▶ SET PROBLEM
Using the records that follow, reproduce exactly the lines starting at the line containing "Write the matplotlib code for this chart." and ending at the line containing "plt.rcParams['mathtext.it'] = 'Liberation". Include both end lines and no pictures.
┄┄┄┄┄┄
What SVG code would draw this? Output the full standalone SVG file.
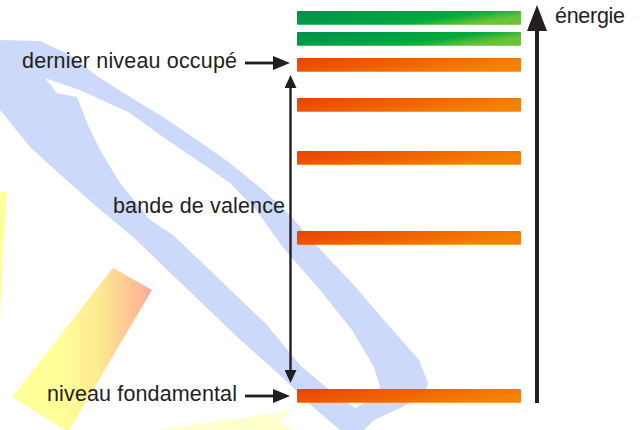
<svg xmlns="http://www.w3.org/2000/svg" width="640" height="430" viewBox="0 0 640 430">
<defs>
<style>
.lbl{font-family:"Liberation Sans",Arial,sans-serif;font-size:21.5px;fill:#231f20}
.ln{stroke:#231f20;fill:none}
.wm{fill:#cdd9fb}
</style>
<linearGradient id="gOr" x1="0" y1="0" x2="1" y2="0.4">
<stop offset="0" stop-color="#ea4000"/>
<stop offset="1" stop-color="#f58200"/>
</linearGradient>
<linearGradient id="gGr" x1="0" y1="0" x2="1" y2="0.4">
<stop offset="0" stop-color="#008f4d"/>
<stop offset="0.72" stop-color="#00ab3d"/>
<stop offset="1" stop-color="#6cc236"/>
</linearGradient>
<linearGradient id="gYl" gradientUnits="userSpaceOnUse" x1="60" y1="0" x2="152" y2="0">
<stop offset="0" stop-color="#ffff99"/>
<stop offset="0.45" stop-color="#fde890"/>
<stop offset="1" stop-color="#ffaa99"/>
</linearGradient>
<marker id="ah" markerUnits="userSpaceOnUse" markerWidth="18" markerHeight="15" refX="0" refY="7" orient="auto" viewBox="0 0 18 14">
<path d="M0,0 L17,7 L0,14 z" fill="#231f20"/>
</marker>
<marker id="ahs" markerUnits="userSpaceOnUse" markerWidth="14" markerHeight="12" refX="0" refY="6" orient="auto-start-reverse" viewBox="0 0 14 12">
<path d="M0,0 L13,6 L0,12 z" fill="#231f20"/>
</marker>
<marker id="ahb" markerUnits="userSpaceOnUse" markerWidth="27" markerHeight="20" refX="0" refY="10" orient="auto" viewBox="0 0 27 20">
<path d="M0,0 L26,10 L0,20 z" fill="#231f20"/>
</marker>
</defs>
<rect width="640" height="430" fill="#ffffff"/>
<g id="watermark">
<path class="wm" fill-rule="evenodd" d="M0,40 L40,41 L70,55 L97,76 L130,97 L163,117 L197,140 L230,163 L263,190 L290,215 L314,243 L352,283 L390,327 L419,360 L428,383 L425,395 L400,408 L374,420 L364,430 L340,430 L313,407 L283,378 L233,333 L183,285 L133,237 L97,207 L63,177 L30,147 L0,110 Z M45,78 L80,90 L130,113 L163,137 L197,160 L230,183 L256,210 L285,250 L320,290 L352,330 L374,367 L380,387 L370,400 L355,408 L333,393 L300,365 L267,325 L217,277 L173,235 L150,220 L120,183 L100,150 L88,125 L77,97 L57,93 Z"/>
<polygon points="113,268 152,290 68,432 12,397" fill="url(#gYl)"/>
<polygon points="0,192 7,192 3,250 0,320" fill="#ffff99"/>
<polygon points="157,430 292,411 278,421 293,430" fill="#ffffcc"/>
</g>
<g id="levels">
<rect id="level-7" x="297" y="11" width="224" height="13.7" rx="1" fill="url(#gGr)"/>
<rect id="level-6" x="297" y="32" width="224" height="13.7" rx="1" fill="url(#gGr)"/>
<rect id="level-5" x="297" y="58" width="224" height="13.7" rx="1" fill="url(#gOr)"/>
<rect id="level-4" x="297" y="98" width="224" height="13.7" rx="1" fill="url(#gOr)"/>
<rect id="level-3" x="297" y="151" width="224" height="13.7" rx="1" fill="url(#gOr)"/>
<rect id="level-2" x="297" y="231" width="224" height="13.7" rx="1" fill="url(#gOr)"/>
<rect id="level-1" x="297" y="389" width="224" height="13.7" rx="1" fill="url(#gOr)"/>
</g>
<g id="label-dernier"><text class="lbl" x="237" y="67.5" text-anchor="end" textLength="215">dernier niveau occupé</text></g>
<g id="label-bande"><text class="lbl" x="285" y="212.5" text-anchor="end" textLength="172">bande de valence</text></g>
<g id="label-fondamental"><text class="lbl" x="237" y="400.5" text-anchor="end" textLength="190">niveau fondamental</text></g>
<g id="label-energie"><text class="lbl" x="555" y="22.5" textLength="70">énergie</text></g>
<g id="connectors">
<line class="ln" x1="245" y1="63" x2="273" y2="63" stroke-width="2.8" marker-end="url(#ah)"/>
<line class="ln" x1="245" y1="396" x2="273" y2="396" stroke-width="2.8" marker-end="url(#ah)"/>
<line class="ln" x1="290.5" y1="88" x2="290.5" y2="370" stroke-width="2.4" marker-start="url(#ahs)" marker-end="url(#ahs)"/>
<line class="ln" x1="537" y1="403" x2="537" y2="31" stroke-width="4" marker-end="url(#ahb)"/>
</g>
</svg>
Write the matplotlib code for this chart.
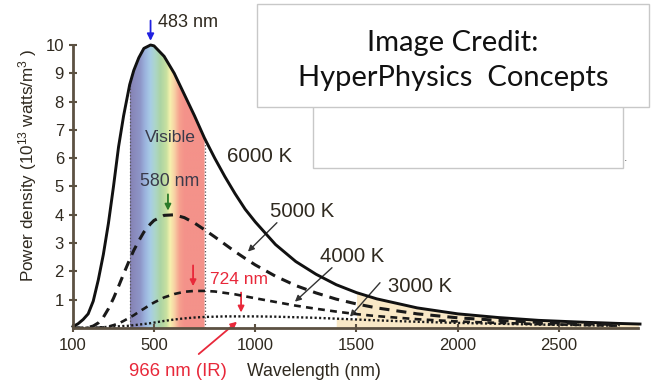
import numpy as np
import matplotlib
matplotlib.use('Agg')
import matplotlib.pyplot as plt
from matplotlib.colors import LinearSegmentedColormap
from matplotlib.patches import Rectangle

plt.rcParams['font.family'] = 'Liberation Sans'
plt.rcParams['mathtext.fontset'] = 'custom'
plt.rcParams['mathtext.rm'] = 'Liberation Sans'
plt.rcParams['mathtext.it'] = 'Liberation Sans:italic'

# wavelength (nm) and power density (10^13 W/m^3)
WAVELENGTH = np.array([100, 125, 150, 175, 200, 225, 250, 275, 300, 325, 350, 380, 400, 425,
                       450, 483, 500, 550, 600, 650, 700, 750, 800, 850, 900, 950, 1000, 1100,
                       1200, 1300, 1400, 1500, 1600, 1800, 2000, 2200, 2400, 2600, 2800, 2900])
T6000 = np.array([0.05, 0.15, 0.3, 0.5, 0.95, 1.7, 2.6, 3.7, 5.0, 6.4, 7.5, 8.6, 9.1, 9.55,
                  9.88, 10.0, 9.97, 9.6, 9.0, 8.25, 7.5, 6.7, 6.0, 5.35, 4.75, 4.2, 3.75, 2.95,
                  2.35, 1.9, 1.53, 1.25, 1.03, 0.71, 0.5, 0.37, 0.27, 0.21, 0.16, 0.14])
T5000 = np.array([0.0, 0.0, 0.0, 0.02, 0.07, 0.18, 0.38, 0.68, 1.05, 1.47, 1.91, 2.42, 2.74, 3.08,
                  3.39, 3.68, 3.8, 3.98, 4.0, 3.9, 3.71, 3.47, 3.22, 2.96, 2.7, 2.46, 2.23, 1.83,
                  1.5, 1.24, 1.02, 0.85, 0.71, 0.5, 0.36, 0.27, 0.2, 0.16, 0.12, np.nan])
T4000 = np.array([0.0, 0.0, 0.0, 0.0, 0.0, 0.01, 0.02, 0.05, 0.1, 0.16, 0.25, 0.37, 0.45, 0.57,
                  0.68, 0.83, 0.9, 1.08, 1.2, 1.28, 1.31, 1.31, 1.29, 1.24, 1.19, 1.12, 1.05, 0.92,
                  0.79, 0.68, 0.58, 0.49, 0.42, 0.31, 0.23, 0.18, 0.14, 0.11, 0.08, np.nan])
T3000 = np.array([0.0, 0.0, 0.0, 0.01, 0.02, 0.02, 0.03, 0.04, 0.05, 0.06, 0.07, 0.08, 0.1, 0.12,
                  0.14, 0.17, 0.19, 0.25, 0.3, 0.34, 0.37, 0.39, 0.4, 0.41, 0.41, 0.41, 0.41, 0.4,
                  0.38, 0.36, 0.33, 0.3, 0.27, 0.22, 0.18, 0.15, 0.12, 0.1, 0.08, np.nan])

BAND_NM = [380, 430, 455, 480, 505, 530, 560, 578, 600, 625, 650, 750]
BAND_COLORS = ['#8682b4', '#8e96c8', '#9cb4de', '#a8cce6', '#acd6c8', '#acd4a4',
               '#c8e0a0', '#f6f2ae', '#f8d0a4', '#f6a08e', '#f4928a', '#f4928a']

XTICKS = [100, 500, 1000, 1500, 2000, 2500]
YTICKS = [1, 2, 3, 4, 5, 6, 7, 8, 9, 10]

AXIS_COL = '#5c5142'
TEXT_COL = '#2f291f'
RED = '#e8283a'

fig = plt.figure(figsize=(6.54, 3.83), dpi=100)
ax = fig.add_axes([0.1116, 0.1436, 0.8639, 0.75])

# cream infrared fill
ir = WAVELENGTH >= 1500
ax.fill_between(WAVELENGTH[ir], 0, T6000[ir], color='#f9e8c6', lw=0, zorder=0)
ir2 = WAVELENGTH >= 1400
ax.fill_between(WAVELENGTH[ir2], 0, T3000[ir2], color='#f9e8c6', lw=0, zorder=0)

# visible rainbow band clipped under the 6000 K curve
band = (WAVELENGTH >= 380) & (WAVELENGTH <= 750)
poly = ax.fill_between(WAVELENGTH[band], 0, T6000[band], facecolor='none', lw=0)
cmap = LinearSegmentedColormap.from_list(
    'vis', [((p - 380) / 370, c) for p, c in zip(BAND_NM, BAND_COLORS)])
im = ax.imshow(np.linspace(0, 1, 500)[None, :], extent=[380, 750, 0, 10.2],
               aspect='auto', cmap=cmap, origin='lower', zorder=1)
im.set_clip_path(poly.get_paths()[0], transform=ax.transData)
for edge in (380, 750):
    top = T6000[WAVELENGTH == edge][0]
    ax.plot([edge, edge], [0, top], ls=':', color='#555555', lw=0.9, zorder=2)

ax.plot(WAVELENGTH, T6000, color='#111111', lw=2.1, zorder=4, clip_on=False)
ax.plot(WAVELENGTH, T5000, color='#1a1a1a', lw=2.2, ls=(0, (3.3, 2.3)), zorder=4)
ax.plot(WAVELENGTH, T4000, color='#1a1a1a', lw=1.9, ls=(0, (2.6, 2.0)), zorder=4)
ax.plot(WAVELENGTH, T3000, color='#1a1a1a', lw=1.7, ls=(0, (0.9, 1.0)), zorder=4)

ax.set_xlim(100, 2890)
ax.set_ylim(0, 10.15)
ax.set_xticks(XTICKS)
ax.set_yticks(YTICKS)
for s in ('top', 'right'):
    ax.spines[s].set_visible(False)
for s in ('left', 'bottom'):
    ax.spines[s].set_color(AXIS_COL)
    ax.spines[s].set_linewidth(2)
    ax.spines[s].set_zorder(5)
ax.spines['left'].set_bounds(0, 10)
ax.tick_params(direction='inout', length=6, width=1.5, color=AXIS_COL,
               labelsize=12, labelcolor=TEXT_COL)
ax.tick_params(axis='x', pad=4)
ax.tick_params(axis='y', pad=3.5)
ax.set_facecolor('none')

fig.text(28 / 654, 1 - 165 / 383, 'Power density (10$^{13}$ watts/m$^3$ )', rotation=90,
         ha='center', va='center', fontsize=12.3, color=TEXT_COL)

# annotations
ax.text(520, 10.8, '483 nm', fontsize=13, color=TEXT_COL, va='center', ha='left')
ax.annotate('', xy=(483, 10.05), xytext=(483, 10.96), annotation_clip=False,
            arrowprops=dict(arrowstyle='-|>', color='#2020e0', lw=1.3, mutation_scale=10))
ax.text(579, 6.72, 'Visible', fontsize=12.6, color='#3a3a4a', ha='center', va='center', zorder=6)
ax.text(579, 5.17, '580 nm', fontsize=12.8, color='#3a3a4a', ha='center', va='center', zorder=6)
ax.annotate('', xy=(569, 4.05), xytext=(569, 4.82),
            arrowprops=dict(arrowstyle='-|>', color='#2a7a2a', lw=1.3, mutation_scale=9))
ax.text(776, 1.71, '724 nm', fontsize=12.5, color=RED, ha='left', va='center', zorder=6)
ax.annotate('', xy=(693, 1.38), xytext=(693, 2.31),
            arrowprops=dict(arrowstyle='-|>', color=RED, lw=1.3, mutation_scale=9))
ax.annotate('', xy=(930, 0.45), xytext=(930, 1.35),
            arrowprops=dict(arrowstyle='-|>', color=RED, lw=1.3, mutation_scale=9))
ax.annotate('966 nm (IR)', xy=(910, 0.22), xytext=(618, -1.54), annotation_clip=False,
            fontsize=13.3, color=RED, ha='center', va='center',
            arrowprops=dict(arrowstyle='-|>', color=RED, lw=1.3, mutation_scale=9,
                            shrinkA=7, shrinkB=0))
ax.text(1290, -1.55, 'Wavelength (nm)', fontsize=12.7, color=TEXT_COL, ha='center', va='center')

ax.text(860, 6.05, '6000 K', fontsize=14.8, color=TEXT_COL, ha='left', va='center')
label_arrows = [('5000 K', (1073, 4.1), (1107, 3.72), (964, 2.70)),
                ('4000 K', (1320, 2.52), (1379, 2.13), (1196, 0.93)),
                ('3000 K', (1656, 1.46), (1616, 1.60), (1468, 0.40))]
for name, pos, start, end in label_arrows:
    ax.text(pos[0], pos[1], name, fontsize=14.6, color=TEXT_COL, ha='left', va='center')
    ax.annotate('', xy=end, xytext=start,
                arrowprops=dict(arrowstyle='-|>', color='#333333', lw=1.0, mutation_scale=9,
                                shrinkA=0, shrinkB=0))

# credit boxes
fig.patches.append(Rectangle((312.7 / 654, 1 - 168 / 383), (623 - 312.7) / 654, 110 / 383,
                             transform=fig.transFigure, facecolor='white',
                             edgecolor='#c8c8c8', lw=1, zorder=10))
fig.patches.append(Rectangle((257 / 654, 1 - 107 / 383), (649 - 257) / 654, 103 / 383,
                             transform=fig.transFigure, facecolor='white',
                             edgecolor='#c8c8c8', lw=1, zorder=11))
fig.text(453 / 654, 1 - 43 / 383, 'Image Credit:', fontsize=21, family='Lato',
         color='#111111', ha='center', va='center', zorder=12)
fig.text(453 / 654, 1 - 78 / 383, 'HyperPhysics  Concepts', fontsize=21, family='Lato',
         color='#111111', ha='center', va='center', zorder=12)
fig.text(626 / 654, 1 - 158 / 383, '.', fontsize=9, color='#666666', ha='center', va='center')

fig.savefig('out.png', dpi=100)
┄┄┄┄┄┄
▶ RESPONSE BELOW
Write the matplotlib code for this chart.
import numpy as np
import matplotlib
matplotlib.use('Agg')
import matplotlib.pyplot as plt
from matplotlib.colors import LinearSegmentedColormap
from matplotlib.patches import Rectangle

plt.rcParams['font.family'] = 'Liberation Sans'
plt.rcParams['mathtext.fontset'] = 'custom'
plt.rcParams['mathtext.rm'] = 'Liberation Sans'
plt.rcParams['mathtext.it'] = 'Liberation Sans:italic'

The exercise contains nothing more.